#### TASK TO CARRY OUT:
Don't include pictures. Quote the lines below from the first through the line that contains "fig = go.Figure()".

#### AVAILABLE DATA:
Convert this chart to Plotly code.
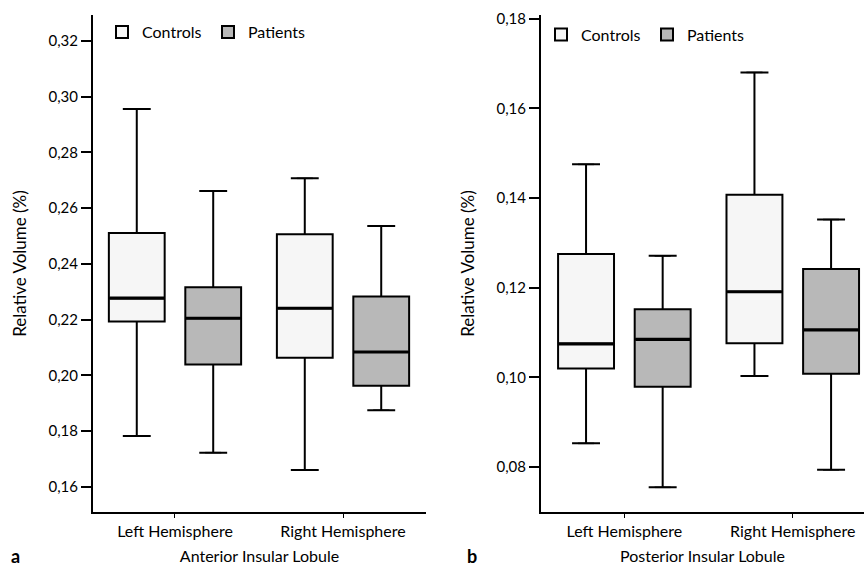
import numpy as np
import plotly.graph_objects as go

categories = ["Left Hemisphere", "Right Hemisphere"]
groups = ["Controls", "Patients"]

# Panel a: Anterior Insular Lobule
a_controls_low = [0.1783, 0.1661]
a_controls_q1 = [0.2193, 0.2063]
a_controls_med = [0.2277, 0.2241]
a_controls_q3 = [0.2511, 0.2506]
a_controls_high = [0.2956, 0.2707]

a_patients_low = [0.1723, 0.1875]
a_patients_q1 = [0.2039, 0.1963]
a_patients_med = [0.2205, 0.2084]
a_patients_q3 = [0.2316, 0.2283]
a_patients_high = [0.2662, 0.2536]

# Panel b: Posterior Insular Lobule
b_controls_low = [0.0853, 0.1003]
b_controls_q1 = [0.1020, 0.1076]
b_controls_med = [0.1075, 0.1191]
b_controls_q3 = [0.1275, 0.1407]
b_controls_high = [0.1475, 0.1680]

b_patients_low = [0.0755, 0.0794]
b_patients_q1 = [0.0979, 0.1008]
b_patients_med = [0.1085, 0.1106]
b_patients_q3 = [0.1152, 0.1242]
b_patients_high = [0.1271, 0.1352]

a_ticks = [0.16, 0.18, 0.20, 0.22, 0.24, 0.26, 0.28, 0.30, 0.32]
b_ticks = [0.08, 0.10, 0.12, 0.14, 0.16, 0.18]

BOXGAP = 0.09
BOXGROUPGAP = 0.27
FILLS = {"Controls": "#f6f6f6", "Patients": "#b8b8b8"}
FONT = "Lato"

pos = np.arange(len(categories))
fig = go.Figure()

panels = [
    ("x", "y", "legend", [
        ("Controls", a_controls_low, a_controls_q1, a_controls_med, a_controls_q3, a_controls_high),
        ("Patients", a_patients_low, a_patients_q1, a_patients_med, a_patients_q3, a_patients_high),
    ]),
    ("x2", "y2", "legend2", [
        ("Controls", b_controls_low, b_controls_q1, b_controls_med, b_controls_q3, b_controls_high),
        ("Patients", b_patients_low, b_patients_q1, b_patients_med, b_patients_q3, b_patients_high),
    ]),
]

n = len(groups)
for xa, ya, lg, series in panels:
    for gi, (name, low, q1, med, q3, high) in enumerate(series):
        fig.add_trace(go.Box(
            x=pos, lowerfence=low, q1=q1, median=med, q3=q3, upperfence=high,
            name=name, xaxis=xa, yaxis=ya, legend=lg,
            fillcolor=FILLS[name], line=dict(color="black", width=2),
            boxpoints=False, hoverinfo="skip", offsetgroup=name,
        ))
    for gi, (name, low, q1, med, q3, high) in enumerate(series):
        offset = (1 - BOXGAP) * (-0.5 + (gi + 0.5) / n)
        # whisker caps
        fig.add_trace(go.Scatter(
            x=np.concatenate([pos + offset, pos + offset]),
            y=list(low) + list(high),
            mode="markers", xaxis=xa, yaxis=ya, showlegend=False,
            marker=dict(symbol="line-ew", size=11.5,
                        line=dict(color="black", width=1.5)),
            hoverinfo="skip",
        ))
        # thicker median line
        fig.add_trace(go.Scatter(
            x=pos + offset, y=med,
            mode="markers", xaxis=xa, yaxis=ya, showlegend=False,
            marker=dict(symbol="line-ew", size=39,
                        line=dict(color="black", width=3.2)),
            hoverinfo="skip",
        ))

L, W = 93, 771
T, B = 15, 55
H = 567 - T - B
def px(x):
    return (x - L) / W
def py(y):
    return (567 - B - y) / H

yaxis_common = dict(
    showgrid=False, zeroline=False, showline=True, linecolor="black", linewidth=2,
    ticks="outside", ticklen=10, tickwidth=1.5, tickcolor="black",
    tickformat=".2f", tickfont=dict(size=15, color="black", family=FONT),
    title=dict(text="Relative Volume (%)", font=dict(size=17, color="black", family=FONT), standoff=18),
    domain=[0, 1],
)
xaxis_common = dict(
    showgrid=False, zeroline=False, showline=True, linecolor="black", linewidth=2,
    ticks="outside", ticklen=4, tickwidth=1, tickcolor="black",
    tickvals=list(pos), ticktext=categories,
    tickfont=dict(size=16, color="black", family=FONT),
)

legend_common = dict(orientation="h", xanchor="left", yanchor="top",
                     font=dict(size=16, family=FONT, color="black"), bgcolor="rgba(0,0,0,0)",
                     entrywidth=61, entrywidthmode="pixels", itemsizing="constant")

fig.update_layout(
    width=864, height=567,
    margin=dict(l=L, r=0, t=T, b=B),
    paper_bgcolor="white", plot_bgcolor="white",
    separators=",.",
    boxmode="group", boxgap=BOXGAP, boxgroupgap=BOXGROUPGAP,
    font=dict(family=FONT, color="black"),
    xaxis=dict(xaxis_common, domain=[0, px(426)], range=[-0.488, 1.494],
               title=dict(text="Anterior Insular Lobule", font=dict(size=16, family=FONT), standoff=12),
               anchor="y"),
    xaxis2=dict(xaxis_common, domain=[px(541), 1], range=[-0.495, 1.423],
                title=dict(text="Posterior Insular Lobule", font=dict(size=16, family=FONT), standoff=12),
                anchor="y2"),
    yaxis=dict(yaxis_common, range=[0.151, 0.3293], tickvals=a_ticks, anchor="x"),
    yaxis2=dict(yaxis_common, range=[0.0700, 0.1808], tickvals=b_ticks, anchor="x2"),
    legend=dict(legend_common, x=px(102), y=1.0),
    legend2=dict(legend_common, x=px(541), y=0.995),
    annotations=[
        dict(text="<b>a</b>", x=px(15), y=py(556), xref="paper", yref="paper",
             showarrow=False, font=dict(size=18, family=FONT), xanchor="center", yanchor="middle"),
        dict(text="<b>b</b>", x=px(472), y=py(556), xref="paper", yref="paper",
             showarrow=False, font=dict(size=18, family=FONT), xanchor="center", yanchor="middle"),
    ],
)

fig.write_html("out.html", config={"displayModeBar": False},
               post_script="document.body.style.margin='0px';")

#### EXERCISE SOLUTION:
Convert this chart to Plotly code.
import numpy as np
import plotly.graph_objects as go

categories = ["Left Hemisphere", "Right Hemisphere"]
groups = ["Controls", "Patients"]

# Panel a: Anterior Insular Lobule
a_controls_low = [0.1783, 0.1661]
a_controls_q1 = [0.2193, 0.2063]
a_controls_med = [0.2277, 0.2241]
a_controls_q3 = [0.2511, 0.2506]
a_controls_high = [0.2956, 0.2707]

a_patients_low = [0.1723, 0.1875]
a_patients_q1 = [0.2039, 0.1963]
a_patients_med = [0.2205, 0.2084]
a_patients_q3 = [0.2316, 0.2283]
a_patients_high = [0.2662, 0.2536]

# Panel b: Posterior Insular Lobule
b_controls_low = [0.0853, 0.1003]
b_controls_q1 = [0.1020, 0.1076]
b_controls_med = [0.1075, 0.1191]
b_controls_q3 = [0.1275, 0.1407]
b_controls_high = [0.1475, 0.1680]

b_patients_low = [0.0755, 0.0794]
b_patients_q1 = [0.0979, 0.1008]
b_patients_med = [0.1085, 0.1106]
b_patients_q3 = [0.1152, 0.1242]
b_patients_high = [0.1271, 0.1352]

a_ticks = [0.16, 0.18, 0.20, 0.22, 0.24, 0.26, 0.28, 0.30, 0.32]
b_ticks = [0.08, 0.10, 0.12, 0.14, 0.16, 0.18]

BOXGAP = 0.09
BOXGROUPGAP = 0.27
FILLS = {"Controls": "#f6f6f6", "Patients": "#b8b8b8"}
FONT = "Lato"

pos = np.arange(len(categories))
fig = go.Figure()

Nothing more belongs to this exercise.